Intoxicated by substances, atmosphere and tension, Shin Hae-mi proceeds to improvise a weaving dance worthy of Salome, to the strains of Miles Davis’ ‘Generique’. Against the setting sun, Shin Hae-mi gives a silent performance, completely captivating in its instinctive sensuality and viewed by the gauche Jong-su and the sociopathic Ben with differing degrees of heady fascination. The combination of fluid limbs and sinuous notes mimics the unknowability of much that we desire, casting something to the screen that we have all experienced at some point in our lives. Those stunning, lustful moments where we desperately seek connection with an enigma (ie another human being, who will always remain enigmatic to us in some way) are laid bare in a scene of dreadful, seductive universality.

Burning demonstrates that in the act of desire or being desired, at that point, we don’t know exactly what we want but the want is undeniably there. To that end, what better soundtrack than a Jazz genius? A musical genre that is free-form, often obscure and tied inextricably to the night. The juxtaposition is not just perfect – it is crucial to the scene.

The On-going Conversation…

This is not an exhaustive take on music in cinema but it is, hopefully, a conversation starter. It should further prove that the Silver Screen is far from being exclusively visual. In fact, even focusing entirely on the use of music in film excludes the many facets of sound design that can add substantial lustre to any movie.
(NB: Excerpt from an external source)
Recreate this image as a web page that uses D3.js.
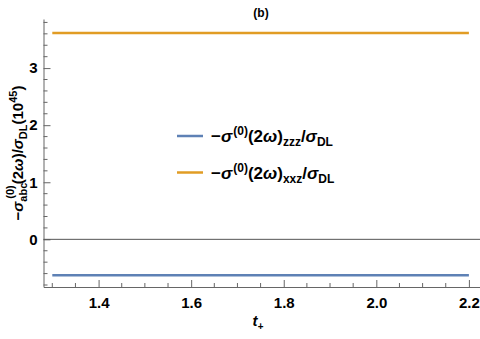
<!DOCTYPE html>
<html>
<head>
<meta charset="utf-8">
<script src="https://cdn.jsdelivr.net/npm/d3@7"></script>
<style>
  body { margin: 0; background: #fff; }
  text { font-family: "Liberation Sans", Arial, sans-serif; }
</style>
</head>
<body>
<div id="chart"></div>
<script>
const tRange = [1.3, 2.2];
const seriesNames = ['zzz', 'xxz'];
const seriesValues = [-0.63, 3.615];
const seriesColors = ['#5e81b5', '#e19c24'];
const xTicks = [1.4, 1.6, 1.8, 2.0, 2.2];
const yTicks = [0, 1, 2, 3];

const width = 480, height = 339;
const margin = [19, 0, 52, 43.5]; // top right bottom left

const svg = d3.select('#chart').append('svg')
  .attr('width', width).attr('height', height);

const scaleX = d3.scaleLinear().domain([1.281, 2.224]).range([margin[3], width - margin[1]]);
const scaleY = d3.scaleLinear().domain([-0.835, 3.86]).range([height - margin[2], margin[0]]);

const axisCol = '#666';

// minor ticks
const minorX = d3.range(1.3, 2.2001, 0.05).filter(v => !xTicks.some(t => Math.abs(t - v) < 1e-6));
const minorY = d3.range(-0.8, 3.8001, 0.2).filter(v => !yTicks.some(t => Math.abs(t - v) < 1e-6));

const axisX = svg.append('g')
  .attr('transform', `translate(0,${scaleY.range()[0]})`)
  .call(d3.axisBottom(scaleX).tickValues(xTicks).tickFormat(d3.format('.1f')).tickSize(7).tickSizeOuter(0));
axisX.append('g').selectAll('line').data(minorX).join('line')
  .attr('x1', d => scaleX(d)).attr('x2', d => scaleX(d))
  .attr('y1', 0).attr('y2', -4).attr('stroke', axisCol);

const axisY = svg.append('g')
  .attr('transform', `translate(${margin[3]},0)`)
  .call(d3.axisLeft(scaleY).tickValues(yTicks).tickFormat(d3.format('d')).tickSize(7).tickSizeOuter(0));
axisY.append('g').selectAll('line').data(minorY).join('line')
  .attr('y1', d => scaleY(d)).attr('y2', d => scaleY(d))
  .attr('x1', 0).attr('x2', 4).attr('stroke', axisCol);

[axisX, axisY].forEach(a => {
  a.select('.domain').attr('stroke', axisCol);
  a.selectAll('.tick line').attr('stroke', axisCol);
  a.selectAll('.tick text').attr('fill', '#000').style('font-size', '15px').style('font-weight', 'bold');
});
axisX.selectAll('.tick line').attr('y2', -7);
axisX.selectAll('.tick text').attr('y', 10);
axisY.selectAll('.tick line').attr('x2', 7);
axisY.selectAll('.tick text').attr('x', -6);

// zero line
svg.append('line')
  .attr('x1', scaleX.range()[0]).attr('x2', scaleX.range()[1])
  .attr('y1', scaleY(0)).attr('y2', scaleY(0))
  .attr('stroke', '#555').attr('stroke-width', 1);

// series
seriesValues.forEach((v, i) => {
  svg.append('path')
    .datum(tRange.map(t => [t, v]))
    .attr('d', d3.line().x(d => scaleX(d[0])).y(d => scaleY(d[1])))
    .attr('stroke', seriesColors[i]).attr('stroke-width', 2.5).attr('fill', 'none');
});

// title
svg.append('text').attr('x', 261).attr('y', 17).attr('text-anchor', 'middle')
  .style('font-size', '12px').style('font-weight', 'bold').text('(b)');

// legend
const legend = svg.append('g');
seriesNames.forEach((name, i) => {
  const y = 136 + i * 36.5;
  legend.append('line').attr('x1', 177).attr('x2', 203).attr('y1', y).attr('y2', y)
    .attr('stroke', seriesColors[i]).attr('stroke-width', 2.5);
  const t = legend.append('text').attr('x', 211).attr('y', y + 6)
    .style('font-size', '17px').style('font-weight', 'bold');
  t.append('tspan').text('−');
  t.append('tspan').style('font-style', 'italic').text('σ');
  t.append('tspan').attr('dy', -7).attr('dx', 1).style('font-size', '12px').text('(0)');
  t.append('tspan').attr('dy', 7).text('(2');
  t.append('tspan').style('font-style', 'italic').text('ω');
  t.append('tspan').text(')');
  t.append('tspan').attr('dy', 4).style('font-size', '12px').text(name);
  t.append('tspan').attr('dy', -4).text('/');
  t.append('tspan').style('font-style', 'italic').text('σ');
  t.append('tspan').attr('dy', 4).style('font-size', '12px').text('DL');
});

// y label, built left to right then centred on the axis
const yl = svg.append('text')
  .style('font-size', '15px').style('font-weight', 'bold');
yl.append('tspan').text('−');
yl.append('tspan').style('font-style', 'italic').text('σ');
const sub = yl.append('tspan').attr('dy', 4).style('font-size', '11px').text('abc');
const subW = sub.node().getComputedTextLength();
yl.append('tspan').attr('dy', -13).attr('dx', -subW + 3).style('font-size', '11px').text('(0)');
yl.append('tspan').attr('dy', 9).attr('dx', 1).text('(2');
yl.append('tspan').style('font-style', 'italic').text('ω');
yl.append('tspan').text(')/');
yl.append('tspan').style('font-style', 'italic').text('σ');
yl.append('tspan').attr('dy', 4).style('font-size', '11px').text('DL');
yl.append('tspan').attr('dy', -4).text('(10');
yl.append('tspan').attr('dy', -6).style('font-size', '11px').text('45');
yl.append('tspan').attr('dy', 6).text(')');
const ylW = yl.node().getBBox().width;
yl.attr('transform', `translate(23,${153 + ylW / 2})rotate(-90)`);

// x label
const xl = svg.append('text').attr('x', 258).attr('y', 326).attr('text-anchor', 'middle')
  .style('font-size', '15px').style('font-weight', 'bold').style('font-style', 'italic');
xl.append('tspan').text('t');
xl.append('tspan').attr('dy', 4).style('font-size', '10px').text('+');
</script>
</body>
</html>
I can’t deny that I lack the technical knowledge and didactic intent to proffer anything more than a superficial graze around music in filmmaking however.

Instead, I hope that this has revealed how complex the engagement between music and cinema can be. The alchemy of that relationship is hard to pinpoint and harder still to fully understand but it exists and is unique. I spoke of a conversation before and that is exactly what music in film is – an ongoing dialogue between two vibrant art forms. Each hollows out spaces and etches meanings in the other. 

Moreover, each would be infinitely poorer without the other.